I was working on a few text-analysis features for Marked and decided I wanted to be able to show repeated words on a per-paragraph basis. The following is the experiment I did as a proof-of-concept. I decided that I wanted to do this in JavaScript/jQuery for various reasons, so my existing Ruby scripts were mostly useless. Thus, I devised a way to handle it entirely in a WebKit browser.
Demo
For the purposes of demonstration, I set up a single-page, dynamic version of this. You can enter any article URL and see the processing take place. Hover over a bolded word to see where it repeats in the paragraph. Note that it’s pulling through a proxy of Marky the Markdownifier, and that some markup will return blanks. Obviously, it also helps to have a lot of text in the article you’re analyzing. Hard up for ideas? Try this, or this. Give it a few seconds to load, it pulls in the content in the background and I haven’t put a progress indicator on it yet.
Breakdown
I started with a Porter Stemmer using a script from tartarus.org. Stemming allows you to break a word down to a root form, so that all variations of a word can be boiled down and plurals, conjugations and various anomalous representations of a word will all match each other. From there, I do a frequency check to find word roots used more than once within the block being processed, creating an array of the repeated words. Then I re-parse the block, one word at a time, adding some markup to words whose root is found in the previously-created array.

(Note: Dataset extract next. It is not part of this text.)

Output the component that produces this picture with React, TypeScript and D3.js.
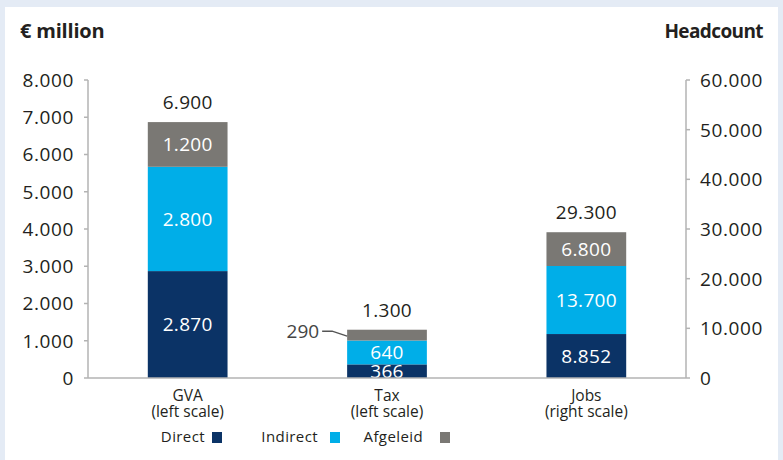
import React from 'react';
import * as d3 from 'd3';

const categories = ['GVA', 'Tax', 'Jobs'];
const categoryNotes = ['(left scale)', '(left scale)', '(right scale)'];
const axisSide = ['left', 'left', 'right'];
const direct = [2870, 366, 8852];
const indirect = [2800, 640, 13700];
const afgeleid = [1200, 290, 6800];
const totals = [6900, 1300, 29300];
const leftTicks = [0, 1000, 2000, 3000, 4000, 5000, 6000, 7000, 8000];
const rightTicks = [0, 10000, 20000, 30000, 40000, 50000, 60000];
const seriesKeys = ['direct', 'indirect', 'afgeleid'];
const seriesNames = ['Direct', 'Indirect', 'Afgeleid'];

const colors: Record<string, string> = {
	direct: '#0b3366',
	indirect: '#00aee8',
	afgeleid: '#7a7874',
};

const W = 783;
const H = 460;
const margin = { top: 80, right: 97, bottom: 82, left: 88 };
const font = '"Open Sans", sans-serif';
const textColor = '#231f20';
const axisColor = '#b3b3b3';

const nl = d3.formatLocale({ decimal: ',', thousands: '.', grouping: [3], currency: ['€', ''] });
const fmt = nl.format(',d');

export default function App() {
	const x0 = margin.left;
	const x1 = W - margin.right;
	const yBase = H - margin.bottom;

	const x = d3.scaleBand().domain(categories).range([x0, x1]).paddingInner(0.6).paddingOuter(0.3);
	const yLeft = d3.scaleLinear().domain([0, 8000]).range([yBase, margin.top]);
	const yRight = d3.scaleLinear().domain([0, 60000]).range([yBase, margin.top]);

	const rows = categories.map((c, i) => ({
		cat: c,
		direct: direct[i],
		indirect: indirect[i],
		afgeleid: afgeleid[i],
	}));
	const stacked = d3.stack<any>().keys(seriesKeys)(rows);

	const scaleFor = (i: number) => (axisSide[i] === 'right' ? yRight : yLeft);
	const bw = x.bandwidth();

	// legend: where each label ends and where its swatch starts
	const legendTextEnd = [205, 318, 423];
	const legendSwatch = [212, 330, 440];

	return (
		<svg width={W} height={H} style={{ position: 'absolute', left: 0, top: 0 }} fontFamily={font}>
			<rect x={0} y={0} width={W} height={H} fill="#e4ebf5" />
			<rect x={5} y={7} width={773} height={H - 7} fill="#ffffff" />

			{/* titles */}
			<text x={20} y={38} fontSize={20} fontWeight="bold" fill={textColor} letterSpacing={-0.2}>€ million</text>
			<text x={763} y={38} fontSize={19} fontWeight="bold" fill={textColor} textAnchor="end" letterSpacing={-0.6}>Headcount</text>

			{/* left axis */}
			<line x1={x0} x2={x0} y1={yLeft(8000)} y2={yBase} stroke={axisColor} strokeWidth={1.5} />
			{leftTicks.map(t => (
				<g key={'l' + t}>
					<line x1={x0 - 4} x2={x0} y1={yLeft(t)} y2={yLeft(t)} stroke={axisColor} strokeWidth={1.5} />
					<text x={x0 - 14} y={yLeft(t)} dy="0.36em" textAnchor="end" fontSize={19} letterSpacing={0.6} fill={textColor}>{fmt(t)}</text>
				</g>
			))}

			{/* right axis */}
			<line x1={x1} x2={x1} y1={yRight(60000)} y2={yBase} stroke={axisColor} strokeWidth={1.5} />
			{rightTicks.map(t => (
				<g key={'r' + t}>
					<line x1={x1} x2={x1 + 4} y1={yRight(t)} y2={yRight(t)} stroke={axisColor} strokeWidth={1.5} />
					<text x={x1 + 14} y={yRight(t)} dy="0.36em" textAnchor="start" fontSize={19} letterSpacing={0.6} fill={textColor}>{fmt(t)}</text>
				</g>
			))}

			{/* bars */}
			{stacked.map(layer => (
				<g key={layer.key} fill={colors[layer.key]}>
					{layer.map((d, i) => {
						const y = scaleFor(i);
						return <rect key={i} x={x(categories[i])} y={y(d[1])} width={bw} height={y(d[0]) - y(d[1])} />;
					})}
				</g>
			))}

			{/* segment labels */}
			{stacked.map(layer => (
				<g key={'lab' + layer.key}>
					{layer.map((d, i) => {
						const y = scaleFor(i);
						const v = d[1] - d[0];
						const mid = (y(d[0]) + y(d[1])) / 2;
						const left = x(categories[i]) as number;
						if (y(d[0]) - y(d[1]) < 14 && layer.key === 'afgeleid') {
							return (
								<g key={i}>
									<path d={`M${left - 25},${mid - 4} L${left - 15},${mid - 4} L${left},${mid + 1}`} fill="none" stroke="#555" strokeWidth={1.5} />
									<text x={left - 28} y={mid - 4} dy="0.36em" textAnchor="end" fontSize={19} fill="#444">{fmt(v)}</text>
								</g>
							);
						}
						return (
							<text key={i} x={left + bw / 2} y={mid} dy="0.36em" textAnchor="middle" fontSize={19} letterSpacing={0.3} fill="#ffffff">{fmt(v)}</text>
						);
					})}
				</g>
			))}

			{/* baseline */}
			<line x1={x0} x2={x1} y1={yBase} y2={yBase} stroke={axisColor} strokeWidth={1.5} />

			{/* totals */}
			{categories.map((c, i) => {
				const y = scaleFor(i);
				const top = stacked[stacked.length - 1][i][1];
				return (
					<text key={'t' + c} x={(x(c) as number) + bw / 2} y={y(top) - 13} textAnchor="middle" fontSize={19} letterSpacing={0.3} fill={textColor}>{fmt(totals[i])}</text>
				);
			})}

			{/* category labels */}
			{categories.map((c, i) => (
				<text key={'c' + c} textAnchor="middle" fontSize={15.5} fill={textColor}>
					<tspan x={(x(c) as number) + bw / 2} y={yBase + 23}>{c}</tspan>
					<tspan x={(x(c) as number) + bw / 2} y={yBase + 38.5}>{categoryNotes[i]}</tspan>
				</text>
			))}

			{/* legend */}
			{seriesKeys.map((k, i) => (
				<g key={'lg' + k}>
					<text x={legendTextEnd[i]} y={437} dy="0.36em" textAnchor="end" fontSize={15} letterSpacing={0.4} fill={textColor}>{seriesNames[i]}</text>
					<rect x={legendSwatch[i]} y={432} width={10} height={11} fill={colors[k]} />
				</g>
			))}
		</svg>
	);
}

Here’s the main script with a few comments. Until I get this prettied up, I won’t go into a step-by-step. Feel free to lift and improve as you like. Remember to include the porter-stemmer script before this script. Oh, and because I’m lazy, you’ll need to include jQuery as well. The in_array
function is stolen from php.js.
// from php.js
function in_array (needle, haystack) {
for (key in haystack) {
if (haystack[key] == needle) {
return true;
}
}
return false;
}
// short, common words to skip when counting
var stopwords = ['1','2','3','4','5','6','7','8','9','0','one','two','three','four','five','about','actually','always','even','given','into','just','not','Im','thats','its','arent','weve','ive','didnt','dont','the','of','to','and','a','in','is','it','you','that','he','was','for','on','are','with','as','I','his','they','be','at','one','have','this','from','or','had','by','hot','but','some','what','there','we','can','out','were','all','your','when','up','use','how','said','an','each','she','which','do','their','if','will','way','many','then','them','would','like','so','these','her','see','him','has','more','could','go','come','did','my','no','get','me','say','too','here','must','such','try','us','own','oh','any','youll','youre','also','than','those','though','thing','things'];
// takes the text of a paragraph element as input
// returns marked up text with repeated words in 'b' tags with a class matching their "stemmed" root
function checkWords(input) {
var words = input.split(' ');
var wordcount = {};
// build an object to count word frequency
$.each(words,function(i){
thisWord = String(this).replace(/[\/\\]/,' ').replace(//g,"'").replace(/[^a-z' ]/gi,'').toLowerCase();
if (!in_array(thisWord,stopwords)) {
var word = stemmer(thisWord);
if (wordcount[word] > 0 && word.length) {
wordcount[word] += 1;
} else {
wordcount[word] = 1;
}
}
});
// convert the object to an object array
// include only words repeated more than once within the paragraph
var topwords = new Array();
$.each(wordcount,function(w,i){
if (i > 1)
topwords.push({'word':w,'freq':i});
});
// convert the object array to a flat array
topwordsArr = new Array();
$.each(topwords,function(i) {
topwordsArr.push(String(this['word']));
});
// re-parse the output, marking up repeated words based on their stems
var output = '';
$.each(words,function(w) {
var aWord = String(this);
var stripWord = stemmer(aWord.replace(/[\/\\]/,' ').replace(//g,"'").replace(/[^a-z' ]/gi,'').toLowerCase());
if (in_array(stripWord,topwordsArr))
output += ' <b class="'+stripWord+'">'+aWord+'</b>';
else
output += ' '+aWord;
});
return output;
}
(function($){
// grab common top-level elements
grafs = $('p,ul,ol,blockquote,h1,h2,h3,h4,h5,h6,pre code',$('#content'));
// navigate each element found
$.each(grafs,function(a,g){
// if it's a paragraph, we'll process it
if (grafs[a].tagName == "P") {
$('#work').append($('<p>').html(checkWords($(grafs[a]).text())));
// if not, we just stick it back into the DOM
} else {
$('#work').append(grafs[a]);
}
});
// set up hover listeners on the 'b' elements
// the class is pulled from the hovered element
// all similar words are highlighted on hover
$('b','#work').hover(function(){
var thisClass = this.className;
$('.'+thisClass).addClass('highlight');
},function(){
$('.highlight').removeClass('highlight');
});
})(jQuery);
This little bit of css will add the highlighting and a nice fade in compatible browsers:
b {
font-weight:bold;
-webkit-transition:color .2s ease-in-out;
-moz-transition:color .2s ease-in-out;
-o-transition:color .2s ease-in-out;
transition:color .2s ease-in-out;
}
.highlight { color:rgba(207, 95, 205, 1);}
If I decide to include this in Marked, it will definitely get some revamping. Like I said… proof-of-concept. Check out the demo, though, it’s kind of neat.